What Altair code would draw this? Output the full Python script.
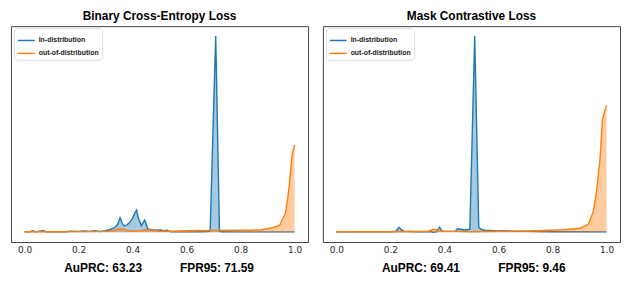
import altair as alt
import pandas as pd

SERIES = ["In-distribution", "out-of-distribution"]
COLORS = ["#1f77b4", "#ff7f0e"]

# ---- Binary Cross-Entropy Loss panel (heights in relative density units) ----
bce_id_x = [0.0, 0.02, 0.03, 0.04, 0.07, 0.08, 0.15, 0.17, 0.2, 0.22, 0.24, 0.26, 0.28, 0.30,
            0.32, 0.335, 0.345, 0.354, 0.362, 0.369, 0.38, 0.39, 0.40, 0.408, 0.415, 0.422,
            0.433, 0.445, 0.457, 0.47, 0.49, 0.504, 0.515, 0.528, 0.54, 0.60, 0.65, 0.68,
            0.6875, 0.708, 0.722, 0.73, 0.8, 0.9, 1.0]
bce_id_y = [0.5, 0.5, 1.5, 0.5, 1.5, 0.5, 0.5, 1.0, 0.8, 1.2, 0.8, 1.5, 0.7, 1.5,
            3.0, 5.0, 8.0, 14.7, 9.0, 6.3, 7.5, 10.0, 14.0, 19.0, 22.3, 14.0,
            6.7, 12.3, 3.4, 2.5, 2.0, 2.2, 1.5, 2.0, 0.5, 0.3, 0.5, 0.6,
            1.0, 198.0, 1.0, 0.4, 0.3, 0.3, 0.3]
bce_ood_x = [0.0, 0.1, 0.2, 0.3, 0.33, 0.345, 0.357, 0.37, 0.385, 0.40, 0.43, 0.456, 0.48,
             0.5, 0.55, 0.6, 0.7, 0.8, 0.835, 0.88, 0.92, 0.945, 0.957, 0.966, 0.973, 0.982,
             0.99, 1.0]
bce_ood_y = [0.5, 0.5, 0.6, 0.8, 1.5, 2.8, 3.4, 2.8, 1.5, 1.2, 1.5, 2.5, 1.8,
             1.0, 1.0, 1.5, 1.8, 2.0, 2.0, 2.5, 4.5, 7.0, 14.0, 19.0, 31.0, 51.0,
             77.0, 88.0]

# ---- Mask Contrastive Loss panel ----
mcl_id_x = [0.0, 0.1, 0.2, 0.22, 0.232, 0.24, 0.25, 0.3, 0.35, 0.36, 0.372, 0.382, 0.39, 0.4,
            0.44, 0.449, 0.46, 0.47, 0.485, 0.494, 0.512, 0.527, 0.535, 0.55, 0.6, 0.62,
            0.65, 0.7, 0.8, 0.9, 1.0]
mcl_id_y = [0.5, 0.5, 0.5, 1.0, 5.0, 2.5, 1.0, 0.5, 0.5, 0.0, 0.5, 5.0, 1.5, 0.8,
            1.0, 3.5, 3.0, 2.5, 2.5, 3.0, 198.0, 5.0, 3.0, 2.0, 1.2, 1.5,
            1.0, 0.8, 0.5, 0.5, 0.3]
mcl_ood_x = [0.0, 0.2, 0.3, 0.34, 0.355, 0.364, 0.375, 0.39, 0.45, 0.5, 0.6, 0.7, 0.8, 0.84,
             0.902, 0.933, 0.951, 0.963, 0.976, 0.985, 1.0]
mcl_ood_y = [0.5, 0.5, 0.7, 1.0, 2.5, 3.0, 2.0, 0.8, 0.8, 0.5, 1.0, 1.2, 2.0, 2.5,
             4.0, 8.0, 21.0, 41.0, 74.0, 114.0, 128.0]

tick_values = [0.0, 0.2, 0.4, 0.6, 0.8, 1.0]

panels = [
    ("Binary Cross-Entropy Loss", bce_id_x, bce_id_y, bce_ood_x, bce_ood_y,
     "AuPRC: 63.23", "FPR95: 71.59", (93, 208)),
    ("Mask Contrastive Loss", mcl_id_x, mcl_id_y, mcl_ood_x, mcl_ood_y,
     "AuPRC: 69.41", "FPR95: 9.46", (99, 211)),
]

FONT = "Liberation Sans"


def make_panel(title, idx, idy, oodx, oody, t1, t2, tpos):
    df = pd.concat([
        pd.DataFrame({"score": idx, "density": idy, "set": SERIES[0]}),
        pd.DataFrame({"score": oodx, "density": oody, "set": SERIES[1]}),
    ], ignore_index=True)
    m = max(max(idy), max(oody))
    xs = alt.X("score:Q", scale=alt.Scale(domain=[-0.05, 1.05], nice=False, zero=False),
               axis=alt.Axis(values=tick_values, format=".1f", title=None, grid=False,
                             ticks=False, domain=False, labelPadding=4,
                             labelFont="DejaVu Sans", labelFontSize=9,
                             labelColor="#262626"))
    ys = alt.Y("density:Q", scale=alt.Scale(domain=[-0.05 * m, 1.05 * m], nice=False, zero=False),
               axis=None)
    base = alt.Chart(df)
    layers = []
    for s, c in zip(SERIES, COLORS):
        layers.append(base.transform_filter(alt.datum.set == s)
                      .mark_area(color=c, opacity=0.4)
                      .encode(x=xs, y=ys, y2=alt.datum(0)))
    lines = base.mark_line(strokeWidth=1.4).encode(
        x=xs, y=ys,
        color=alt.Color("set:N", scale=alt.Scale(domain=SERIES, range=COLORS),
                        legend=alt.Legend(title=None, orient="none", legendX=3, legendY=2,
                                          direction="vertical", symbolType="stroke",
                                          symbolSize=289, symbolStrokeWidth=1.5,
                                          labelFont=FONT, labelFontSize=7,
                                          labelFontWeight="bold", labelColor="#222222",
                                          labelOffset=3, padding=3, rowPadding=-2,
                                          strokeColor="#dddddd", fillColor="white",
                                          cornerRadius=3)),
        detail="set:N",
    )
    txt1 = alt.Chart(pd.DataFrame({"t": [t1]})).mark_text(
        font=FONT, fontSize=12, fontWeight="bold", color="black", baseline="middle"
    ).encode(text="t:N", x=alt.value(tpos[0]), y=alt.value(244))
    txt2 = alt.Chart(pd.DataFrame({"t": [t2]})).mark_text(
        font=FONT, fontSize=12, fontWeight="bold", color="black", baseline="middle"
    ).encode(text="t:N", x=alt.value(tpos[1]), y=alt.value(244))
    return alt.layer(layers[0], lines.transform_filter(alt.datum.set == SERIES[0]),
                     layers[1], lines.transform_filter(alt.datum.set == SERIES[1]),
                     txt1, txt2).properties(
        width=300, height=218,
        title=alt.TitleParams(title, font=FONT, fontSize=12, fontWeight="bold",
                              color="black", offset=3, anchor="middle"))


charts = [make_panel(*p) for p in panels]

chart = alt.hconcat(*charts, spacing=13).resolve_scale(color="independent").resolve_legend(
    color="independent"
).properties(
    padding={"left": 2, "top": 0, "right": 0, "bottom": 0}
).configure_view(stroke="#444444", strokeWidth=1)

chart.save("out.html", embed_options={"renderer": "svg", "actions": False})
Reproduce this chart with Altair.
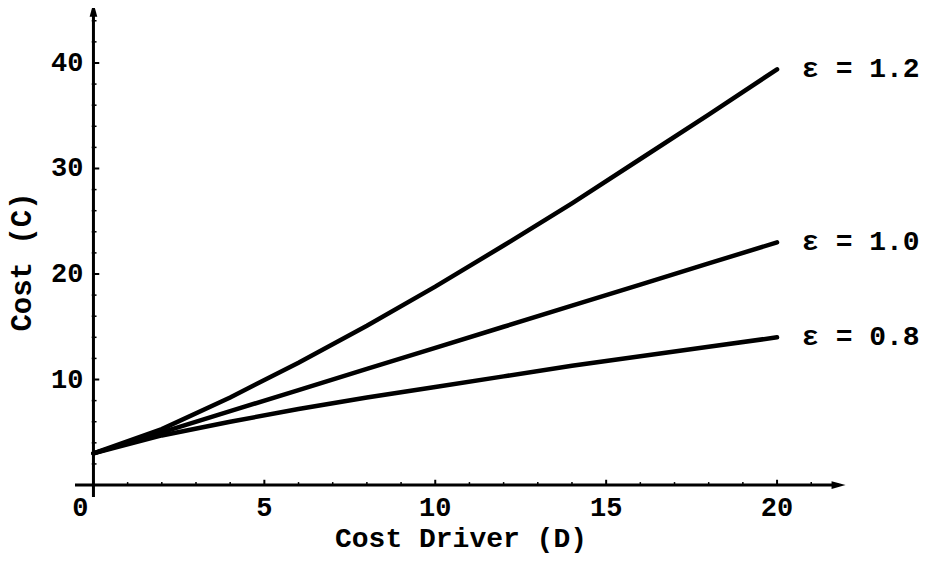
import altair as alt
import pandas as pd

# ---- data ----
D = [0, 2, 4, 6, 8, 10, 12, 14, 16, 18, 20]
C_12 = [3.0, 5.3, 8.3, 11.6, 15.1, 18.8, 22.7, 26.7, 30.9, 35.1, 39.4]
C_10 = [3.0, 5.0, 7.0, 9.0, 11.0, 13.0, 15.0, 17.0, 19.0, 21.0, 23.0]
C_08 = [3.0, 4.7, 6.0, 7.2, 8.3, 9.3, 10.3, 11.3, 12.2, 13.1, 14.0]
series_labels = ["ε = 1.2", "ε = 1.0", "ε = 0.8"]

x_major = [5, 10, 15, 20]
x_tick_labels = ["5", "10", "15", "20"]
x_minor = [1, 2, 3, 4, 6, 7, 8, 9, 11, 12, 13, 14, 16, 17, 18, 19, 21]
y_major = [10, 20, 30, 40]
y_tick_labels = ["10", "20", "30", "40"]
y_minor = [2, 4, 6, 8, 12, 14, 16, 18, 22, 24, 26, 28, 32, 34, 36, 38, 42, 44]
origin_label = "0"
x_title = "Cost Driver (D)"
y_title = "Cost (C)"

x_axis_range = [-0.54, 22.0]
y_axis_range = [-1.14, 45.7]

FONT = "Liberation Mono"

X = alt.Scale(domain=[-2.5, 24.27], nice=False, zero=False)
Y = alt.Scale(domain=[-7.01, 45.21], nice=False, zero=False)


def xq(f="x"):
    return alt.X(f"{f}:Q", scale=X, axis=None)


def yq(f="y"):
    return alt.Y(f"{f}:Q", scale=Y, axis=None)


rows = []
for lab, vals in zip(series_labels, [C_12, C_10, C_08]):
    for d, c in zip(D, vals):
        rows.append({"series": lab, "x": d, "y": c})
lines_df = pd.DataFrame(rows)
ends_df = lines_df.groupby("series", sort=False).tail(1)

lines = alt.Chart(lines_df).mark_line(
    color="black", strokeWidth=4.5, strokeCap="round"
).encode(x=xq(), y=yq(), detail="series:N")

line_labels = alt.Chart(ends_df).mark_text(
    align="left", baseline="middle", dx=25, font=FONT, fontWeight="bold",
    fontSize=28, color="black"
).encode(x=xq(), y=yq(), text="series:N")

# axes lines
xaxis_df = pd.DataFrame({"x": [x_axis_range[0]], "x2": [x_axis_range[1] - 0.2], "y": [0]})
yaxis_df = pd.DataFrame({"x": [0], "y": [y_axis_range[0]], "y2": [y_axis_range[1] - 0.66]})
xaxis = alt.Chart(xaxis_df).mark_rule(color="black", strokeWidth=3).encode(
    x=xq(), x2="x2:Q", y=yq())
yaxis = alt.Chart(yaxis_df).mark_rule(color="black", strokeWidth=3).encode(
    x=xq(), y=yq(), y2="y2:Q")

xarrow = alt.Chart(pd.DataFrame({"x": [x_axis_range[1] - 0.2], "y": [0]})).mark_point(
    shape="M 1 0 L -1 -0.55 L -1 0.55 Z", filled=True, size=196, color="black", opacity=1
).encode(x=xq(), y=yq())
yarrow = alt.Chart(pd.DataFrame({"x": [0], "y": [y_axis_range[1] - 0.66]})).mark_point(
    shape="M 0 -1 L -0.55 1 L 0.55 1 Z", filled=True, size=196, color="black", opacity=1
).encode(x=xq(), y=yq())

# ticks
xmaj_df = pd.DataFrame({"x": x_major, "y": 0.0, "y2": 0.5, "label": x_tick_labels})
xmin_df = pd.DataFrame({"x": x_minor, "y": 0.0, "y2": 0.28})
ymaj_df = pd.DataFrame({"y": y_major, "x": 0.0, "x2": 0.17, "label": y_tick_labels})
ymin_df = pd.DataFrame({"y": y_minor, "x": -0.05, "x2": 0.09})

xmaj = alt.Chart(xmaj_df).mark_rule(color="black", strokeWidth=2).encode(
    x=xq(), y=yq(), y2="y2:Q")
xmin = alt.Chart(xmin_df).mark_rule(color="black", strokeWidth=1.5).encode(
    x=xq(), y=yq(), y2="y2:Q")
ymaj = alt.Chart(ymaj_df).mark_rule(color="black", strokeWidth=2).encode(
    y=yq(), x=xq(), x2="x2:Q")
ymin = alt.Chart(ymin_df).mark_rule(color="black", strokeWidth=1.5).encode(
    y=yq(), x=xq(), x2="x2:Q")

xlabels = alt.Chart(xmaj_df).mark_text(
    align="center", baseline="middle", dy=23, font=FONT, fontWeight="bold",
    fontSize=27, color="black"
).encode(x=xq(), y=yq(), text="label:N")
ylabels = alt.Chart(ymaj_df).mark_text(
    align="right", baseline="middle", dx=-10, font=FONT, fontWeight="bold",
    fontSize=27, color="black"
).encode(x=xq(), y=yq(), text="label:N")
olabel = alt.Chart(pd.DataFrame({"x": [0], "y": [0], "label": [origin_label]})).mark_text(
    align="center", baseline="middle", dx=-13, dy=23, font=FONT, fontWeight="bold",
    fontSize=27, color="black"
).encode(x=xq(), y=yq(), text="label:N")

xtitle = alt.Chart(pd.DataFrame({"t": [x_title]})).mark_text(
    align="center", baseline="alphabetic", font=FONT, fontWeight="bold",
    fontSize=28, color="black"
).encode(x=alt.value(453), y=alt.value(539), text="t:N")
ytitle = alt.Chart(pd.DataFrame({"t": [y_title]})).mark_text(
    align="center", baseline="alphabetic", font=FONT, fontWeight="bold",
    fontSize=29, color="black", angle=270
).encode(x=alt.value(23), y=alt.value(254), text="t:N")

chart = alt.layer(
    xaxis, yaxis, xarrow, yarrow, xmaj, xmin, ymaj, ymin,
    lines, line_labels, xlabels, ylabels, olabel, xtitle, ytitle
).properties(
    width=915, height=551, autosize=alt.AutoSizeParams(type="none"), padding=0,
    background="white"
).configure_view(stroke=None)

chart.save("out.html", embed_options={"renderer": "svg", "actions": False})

◆ ◆ ◆

_The request:_ Only the lines between the one with "Reproduce this chart with Altair." and the one with "Y = alt.Scale(domain=[-7.01, 45.21], nice=False, zero=False)", those two included, get copied from the material above. Keep it exact and free of pictures.

_Completed task:_
Reproduce this chart with Altair.
import altair as alt
import pandas as pd

# ---- data ----
D = [0, 2, 4, 6, 8, 10, 12, 14, 16, 18, 20]
C_12 = [3.0, 5.3, 8.3, 11.6, 15.1, 18.8, 22.7, 26.7, 30.9, 35.1, 39.4]
C_10 = [3.0, 5.0, 7.0, 9.0, 11.0, 13.0, 15.0, 17.0, 19.0, 21.0, 23.0]
C_08 = [3.0, 4.7, 6.0, 7.2, 8.3, 9.3, 10.3, 11.3, 12.2, 13.1, 14.0]
series_labels = ["ε = 1.2", "ε = 1.0", "ε = 0.8"]

x_major = [5, 10, 15, 20]
x_tick_labels = ["5", "10", "15", "20"]
x_minor = [1, 2, 3, 4, 6, 7, 8, 9, 11, 12, 13, 14, 16, 17, 18, 19, 21]
y_major = [10, 20, 30, 40]
y_tick_labels = ["10", "20", "30", "40"]
y_minor = [2, 4, 6, 8, 12, 14, 16, 18, 22, 24, 26, 28, 32, 34, 36, 38, 42, 44]
origin_label = "0"
x_title = "Cost Driver (D)"
y_title = "Cost (C)"

x_axis_range = [-0.54, 22.0]
y_axis_range = [-1.14, 45.7]

FONT = "Liberation Mono"

X = alt.Scale(domain=[-2.5, 24.27], nice=False, zero=False)
Y = alt.Scale(domain=[-7.01, 45.21], nice=False, zero=False)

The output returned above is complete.